◆ **DATA RECORDS**:
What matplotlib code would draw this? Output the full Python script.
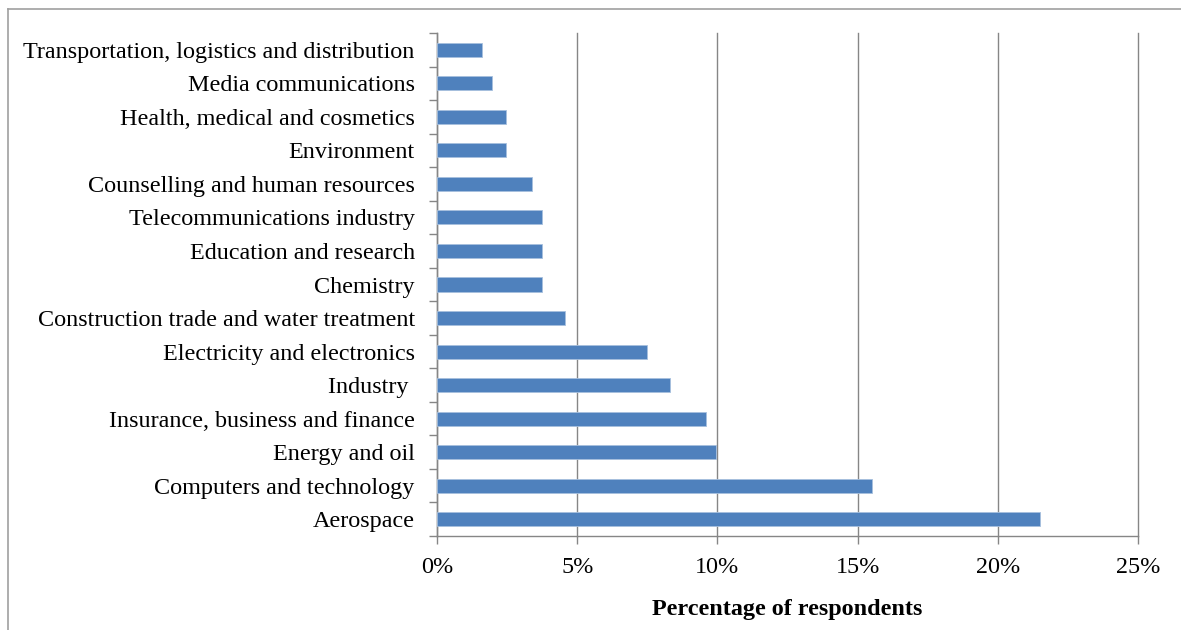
import matplotlib
matplotlib.use("Agg")
import matplotlib.pyplot as plt
from matplotlib.lines import Line2D
from matplotlib.ticker import FuncFormatter, FixedLocator

categories = [
    "Aerospace",
    "Computers and technology",
    "Energy and oil",
    "Insurance, business and finance",
    "Industry ",
    "Electricity and electronics",
    "Construction trade and water treatment",
    "Chemistry",
    "Education and research",
    "Telecommunications industry",
    "Counselling and human resources",
    "Environment",
    "Health, medical and cosmetics",
    "Media communications",
    "Transportation, logistics and distribution",
]
values = [21.5, 15.5, 9.95, 9.6, 8.3, 7.5, 4.55, 3.75, 3.75, 3.75, 3.4, 2.45, 2.45, 1.95, 1.6]
xticks = [0, 5, 10, 15, 20, 25]
xlabel = "Percentage of respondents"

plt.rcParams['font.family'] = ['Liberation Serif', 'DejaVu Serif']

fig = plt.figure(figsize=(11.81, 6.30), dpi=100)
ax = fig.add_axes([437/1181, 1-536/630, (1138-437)/1181, (536-33)/630])

y = list(range(len(categories)))
ax.barh(y, values, height=0.42, color="#4F81BD", edgecolor="#A7C0DE", linewidth=0.6, zorder=3)

ax.set_xlim(0, 25)
ax.set_ylim(-0.5, len(categories) - 0.5)
ax.xaxis.set_major_locator(FixedLocator(xticks))
ax.xaxis.set_major_formatter(FuncFormatter(lambda v, p: f"{int(v)}%"))
ax.grid(axis="x", color="#868686", linewidth=1.0, zorder=0)
for gl in ax.get_xgridlines():
    gl.set_clip_on(False)

ax.set_yticks(y)
ax.set_yticklabels(categories)
ax.set_yticks([i - 0.5 for i in range(len(categories) + 1)], minor=True)
ax.tick_params(axis="y", which="major", length=0, pad=16, labelsize=17.4)
ax.tick_params(axis="y", which="minor", length=6, color="#868686", width=1)
ax.tick_params(axis="x", which="major", length=6, color="#868686", width=1, labelsize=17.4, pad=9)

for s in ["top", "right"]:
    ax.spines[s].set_visible(False)
for s in ["left", "bottom"]:
    ax.spines[s].set_color("#868686")
    ax.spines[s].set_linewidth(1)

ax.set_xlabel(xlabel, fontsize=17.4, fontweight="bold", labelpad=15)

# outer chart border (top and left visible)
fig.add_artist(Line2D([8/1181, 8/1181], [0, 1-9/630], transform=fig.transFigure, color="#A0A0A0", linewidth=1.2))
fig.add_artist(Line2D([8/1181, 1], [1-9/630, 1-9/630], transform=fig.transFigure, color="#A0A0A0", linewidth=1.2))

fig.savefig("out.png", dpi=100, facecolor="white")
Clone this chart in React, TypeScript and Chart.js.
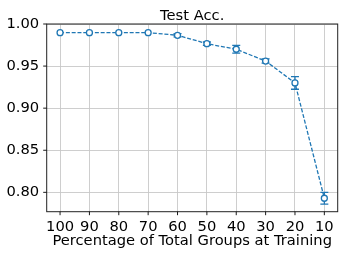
import React, { useEffect, useRef } from "react";
import { Chart, registerables } from "chart.js";
Chart.register(...registerables);

const categories = ["100", "90", "80", "70", "60", "50", "40", "30", "20", "10"];
const accMean = [0.9897, 0.9897, 0.9897, 0.9897, 0.9866, 0.9766, 0.970, 0.956, 0.930, 0.793];
const accErr = [0.0, 0.0, 0.0, 0.0, 0.002, 0.002, 0.0045, 0.0025, 0.0075, 0.007];
const yTicks = [0.8, 0.85, 0.9, 0.95, 1.0];
const titleText = "Test Acc.";
const xLabel = "Percentage of Total Groups at Training";

const BLUE = "#1f77b4";
const FONT = "'DejaVu Sans', sans-serif";
const FS = 14.7;

export default function App() {
  const ref = useRef<HTMLCanvasElement | null>(null);
  useEffect(() => {
    document.body.style.margin = "0";
    const canvas = ref.current!;
    const extras = {
      id: "extras",
      beforeDatasetsDraw(chart: any) {
        const ctx = chart.ctx;
        const xs = chart.scales.x;
        const ys = chart.scales.y;
        ctx.save();
        ctx.strokeStyle = BLUE;
        ctx.lineWidth = 1.3;
        ctx.setLineDash([]);
        accMean.forEach((m, i) => {
          const e = accErr[i];
          if (e <= 0) return;
          const px = xs.getPixelForValue(i);
          const t = ys.getPixelForValue(m + e);
          const b = ys.getPixelForValue(m - e);
          ctx.beginPath();
          ctx.moveTo(px, t);
          ctx.lineTo(px, b);
          ctx.moveTo(px - 4, t);
          ctx.lineTo(px + 4, t);
          ctx.moveTo(px - 4, b);
          ctx.lineTo(px + 4, b);
          ctx.stroke();
        });
        ctx.restore();
      },
      afterDraw(chart: any) {
        const ctx = chart.ctx;
        const a = chart.chartArea;
        const xs = chart.scales.x;
        const ys = chart.scales.y;
        ctx.save();
        // spines
        ctx.strokeStyle = "#222";
        ctx.lineWidth = 1;
        ctx.strokeRect(a.left, a.top, a.right - a.left, a.bottom - a.top);
        // tick marks
        ctx.strokeStyle = "#000";
        ctx.lineWidth = 0.9;
        ctx.beginPath();
        categories.forEach((_, i) => {
          const px = xs.getPixelForValue(i);
          ctx.moveTo(px, a.bottom);
          ctx.lineTo(px, a.bottom + 3.5);
        });
        yTicks.forEach((v) => {
          const py = ys.getPixelForValue(v);
          ctx.moveTo(a.left, py);
          ctx.lineTo(a.left - 3.5, py);
        });
        ctx.stroke();
        // title
        ctx.fillStyle = "#000";
        ctx.font = `${FS}px ${FONT}`;
        ctx.textAlign = "center";
        ctx.textBaseline = "alphabetic";
        ctx.fillText(titleText, (a.left + a.right) / 2, 20);
        // x label
        ctx.fillText(xLabel, (a.left + a.right) / 2, 245);
        ctx.restore();
      },
    };
    const chart = new Chart(canvas, {
      type: "line",
      data: {
        datasets: [
          {
            data: accMean.map((v, i) => ({ x: i, y: v })),
            borderColor: BLUE,
            borderWidth: 1.3,
            borderDash: [4, 1.8],
            pointRadius: 3,
            pointBorderWidth: 1.3,
            pointBackgroundColor: "#fff",
            pointBorderColor: BLUE,
            tension: 0,
            fill: false,
          },
        ],
      },
      plugins: [extras],
      options: {
        animation: false,
        responsive: false,
        devicePixelRatio: 1,
        layout: { padding: { top: 24, right: 8.3, left: 0, bottom: 0 } },
        plugins: {
          legend: { display: false },
          tooltip: { enabled: false },
          title: { display: false },
        },
        scales: {
          x: {
            type: "linear",
            min: -0.455,
            max: 9.455,
            afterBuildTicks: (s: any) => {
              s.ticks = categories.map((_, i) => ({ value: i }));
            },
            ticks: {
              callback: (v: any) => categories[Math.round(v)] ?? "",
              color: "#000",
              font: { family: FONT, size: FS },
              padding: 7,
              maxRotation: 0,
              autoSkip: false,
            },
            grid: { color: "#c8c8c8", lineWidth: 0.9, drawTicks: false },
            border: { display: false },
            afterFit: (s: any) => {
              s.height = 259 - 211.7;
            },
          },
          y: {
            min: 0.777,
            max: 1.0,
            afterBuildTicks: (s: any) => {
              s.ticks = yTicks.map((v) => ({ value: v }));
            },
            ticks: {
              callback: (v: any) => Number(v).toFixed(2),
              color: "#000",
              font: { family: FONT, size: FS },
              padding: 7.5,
            },
            grid: { color: "#c8c8c8", lineWidth: 0.9, drawTicks: false },
            border: { display: false },
            afterFit: (s: any) => {
              s.width = 46.7;
            },
          },
        },
      },
    } as any);
    return () => chart.destroy();
  }, []);
  return <canvas ref={ref} width={346} height={259} style={{ display: "block" }} />;
}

◆ **WORK TO BE COMPLETED**:
In the listing above, find the line containing "Clone this chart" and the line containing "const FS = 14.7;". Reproduce those lines and all between them exactly, with no pictures and nothing more.

◆ **OUTPUT**:
Clone this chart in React, TypeScript and Chart.js.
import React, { useEffect, useRef } from "react";
import { Chart, registerables } from "chart.js";
Chart.register(...registerables);

const categories = ["100", "90", "80", "70", "60", "50", "40", "30", "20", "10"];
const accMean = [0.9897, 0.9897, 0.9897, 0.9897, 0.9866, 0.9766, 0.970, 0.956, 0.930, 0.793];
const accErr = [0.0, 0.0, 0.0, 0.0, 0.002, 0.002, 0.0045, 0.0025, 0.0075, 0.007];
const yTicks = [0.8, 0.85, 0.9, 0.95, 1.0];
const titleText = "Test Acc.";
const xLabel = "Percentage of Total Groups at Training";

const BLUE = "#1f77b4";
const FONT = "'DejaVu Sans', sans-serif";
const FS = 14.7;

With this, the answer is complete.